Write out the whole listing again, exactly as given.
>> Begin
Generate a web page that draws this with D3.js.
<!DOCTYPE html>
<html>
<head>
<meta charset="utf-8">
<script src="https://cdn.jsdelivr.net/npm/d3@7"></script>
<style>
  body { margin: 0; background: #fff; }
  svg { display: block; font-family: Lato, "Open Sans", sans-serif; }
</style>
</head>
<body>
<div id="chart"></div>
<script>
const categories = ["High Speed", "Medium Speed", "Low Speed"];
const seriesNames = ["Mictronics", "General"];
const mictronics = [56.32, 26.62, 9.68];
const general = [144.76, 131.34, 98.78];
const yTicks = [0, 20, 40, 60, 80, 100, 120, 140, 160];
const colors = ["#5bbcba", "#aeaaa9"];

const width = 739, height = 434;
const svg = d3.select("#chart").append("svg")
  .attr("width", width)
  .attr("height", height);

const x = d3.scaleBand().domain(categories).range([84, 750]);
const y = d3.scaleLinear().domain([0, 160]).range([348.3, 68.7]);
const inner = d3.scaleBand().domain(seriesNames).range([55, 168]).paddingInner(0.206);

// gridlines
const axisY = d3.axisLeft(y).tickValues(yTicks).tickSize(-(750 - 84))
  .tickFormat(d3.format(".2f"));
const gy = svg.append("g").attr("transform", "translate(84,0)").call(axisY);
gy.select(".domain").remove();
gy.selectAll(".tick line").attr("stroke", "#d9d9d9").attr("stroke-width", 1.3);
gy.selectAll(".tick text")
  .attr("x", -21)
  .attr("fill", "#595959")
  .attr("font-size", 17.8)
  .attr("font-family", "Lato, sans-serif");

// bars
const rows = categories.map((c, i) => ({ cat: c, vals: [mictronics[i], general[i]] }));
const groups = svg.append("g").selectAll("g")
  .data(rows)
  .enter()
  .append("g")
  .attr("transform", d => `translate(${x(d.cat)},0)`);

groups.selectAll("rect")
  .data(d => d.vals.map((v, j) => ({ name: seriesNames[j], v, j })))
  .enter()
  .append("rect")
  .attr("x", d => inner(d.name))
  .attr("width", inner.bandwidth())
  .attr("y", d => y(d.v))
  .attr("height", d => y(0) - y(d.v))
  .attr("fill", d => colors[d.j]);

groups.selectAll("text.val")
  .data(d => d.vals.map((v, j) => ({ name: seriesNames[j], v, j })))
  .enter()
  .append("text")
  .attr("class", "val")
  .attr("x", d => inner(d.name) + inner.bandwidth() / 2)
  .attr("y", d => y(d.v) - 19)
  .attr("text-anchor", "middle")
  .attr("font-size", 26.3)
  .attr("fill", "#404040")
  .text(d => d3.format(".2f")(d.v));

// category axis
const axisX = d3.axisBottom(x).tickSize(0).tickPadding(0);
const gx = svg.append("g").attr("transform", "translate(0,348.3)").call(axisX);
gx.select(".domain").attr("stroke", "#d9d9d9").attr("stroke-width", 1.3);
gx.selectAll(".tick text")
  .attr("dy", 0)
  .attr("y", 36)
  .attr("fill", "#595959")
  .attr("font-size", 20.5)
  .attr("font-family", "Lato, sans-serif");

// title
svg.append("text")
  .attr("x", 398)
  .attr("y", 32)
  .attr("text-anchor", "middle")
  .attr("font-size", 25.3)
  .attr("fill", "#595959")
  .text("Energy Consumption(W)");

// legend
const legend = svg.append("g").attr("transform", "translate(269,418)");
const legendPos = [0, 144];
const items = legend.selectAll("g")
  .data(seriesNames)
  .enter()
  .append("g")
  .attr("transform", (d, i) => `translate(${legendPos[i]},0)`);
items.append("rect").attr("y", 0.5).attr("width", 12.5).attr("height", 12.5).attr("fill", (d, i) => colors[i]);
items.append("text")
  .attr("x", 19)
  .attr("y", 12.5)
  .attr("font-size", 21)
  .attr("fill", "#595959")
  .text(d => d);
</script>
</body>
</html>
>> End
• _EXPECTED ANSWER_
Generate a web page that draws this with D3.js.
<!DOCTYPE html>
<html>
<head>
<meta charset="utf-8">
<script src="https://cdn.jsdelivr.net/npm/d3@7"></script>
<style>
  body { margin: 0; background: #fff; }
  svg { display: block; font-family: Lato, "Open Sans", sans-serif; }
</style>
</head>
<body>
<div id="chart"></div>
<script>
const categories = ["High Speed", "Medium Speed", "Low Speed"];
const seriesNames = ["Mictronics", "General"];
const mictronics = [56.32, 26.62, 9.68];
const general = [144.76, 131.34, 98.78];
const yTicks = [0, 20, 40, 60, 80, 100, 120, 140, 160];
const colors = ["#5bbcba", "#aeaaa9"];

const width = 739, height = 434;
const svg = d3.select("#chart").append("svg")
  .attr("width", width)
  .attr("height", height);

const x = d3.scaleBand().domain(categories).range([84, 750]);
const y = d3.scaleLinear().domain([0, 160]).range([348.3, 68.7]);
const inner = d3.scaleBand().domain(seriesNames).range([55, 168]).paddingInner(0.206);

// gridlines
const axisY = d3.axisLeft(y).tickValues(yTicks).tickSize(-(750 - 84))
  .tickFormat(d3.format(".2f"));
const gy = svg.append("g").attr("transform", "translate(84,0)").call(axisY);
gy.select(".domain").remove();
gy.selectAll(".tick line").attr("stroke", "#d9d9d9").attr("stroke-width", 1.3);
gy.selectAll(".tick text")
  .attr("x", -21)
  .attr("fill", "#595959")
  .attr("font-size", 17.8)
  .attr("font-family", "Lato, sans-serif");

// bars
const rows = categories.map((c, i) => ({ cat: c, vals: [mictronics[i], general[i]] }));
const groups = svg.append("g").selectAll("g")
  .data(rows)
  .enter()
  .append("g")
  .attr("transform", d => `translate(${x(d.cat)},0)`);

groups.selectAll("rect")
  .data(d => d.vals.map((v, j) => ({ name: seriesNames[j], v, j })))
  .enter()
  .append("rect")
  .attr("x", d => inner(d.name))
  .attr("width", inner.bandwidth())
  .attr("y", d => y(d.v))
  .attr("height", d => y(0) - y(d.v))
  .attr("fill", d => colors[d.j]);

groups.selectAll("text.val")
  .data(d => d.vals.map((v, j) => ({ name: seriesNames[j], v, j })))
  .enter()
  .append("text")
  .attr("class", "val")
  .attr("x", d => inner(d.name) + inner.bandwidth() / 2)
  .attr("y", d => y(d.v) - 19)
  .attr("text-anchor", "middle")
  .attr("font-size", 26.3)
  .attr("fill", "#404040")
  .text(d => d3.format(".2f")(d.v));

// category axis
const axisX = d3.axisBottom(x).tickSize(0).tickPadding(0);
const gx = svg.append("g").attr("transform", "translate(0,348.3)").call(axisX);
gx.select(".domain").attr("stroke", "#d9d9d9").attr("stroke-width", 1.3);
gx.selectAll(".tick text")
  .attr("dy", 0)
  .attr("y", 36)
  .attr("fill", "#595959")
  .attr("font-size", 20.5)
  .attr("font-family", "Lato, sans-serif");

// title
svg.append("text")
  .attr("x", 398)
  .attr("y", 32)
  .attr("text-anchor", "middle")
  .attr("font-size", 25.3)
  .attr("fill", "#595959")
  .text("Energy Consumption(W)");

// legend
const legend = svg.append("g").attr("transform", "translate(269,418)");
const legendPos = [0, 144];
const items = legend.selectAll("g")
  .data(seriesNames)
  .enter()
  .append("g")
  .attr("transform", (d, i) => `translate(${legendPos[i]},0)`);
items.append("rect").attr("y", 0.5).attr("width", 12.5).attr("height", 12.5).attr("fill", (d, i) => colors[i]);
items.append("text")
  .attr("x", 19)
  .attr("y", 12.5)
  .attr("font-size", 21)
  .attr("fill", "#595959")
  .text(d => d);
</script>
</body>
</html>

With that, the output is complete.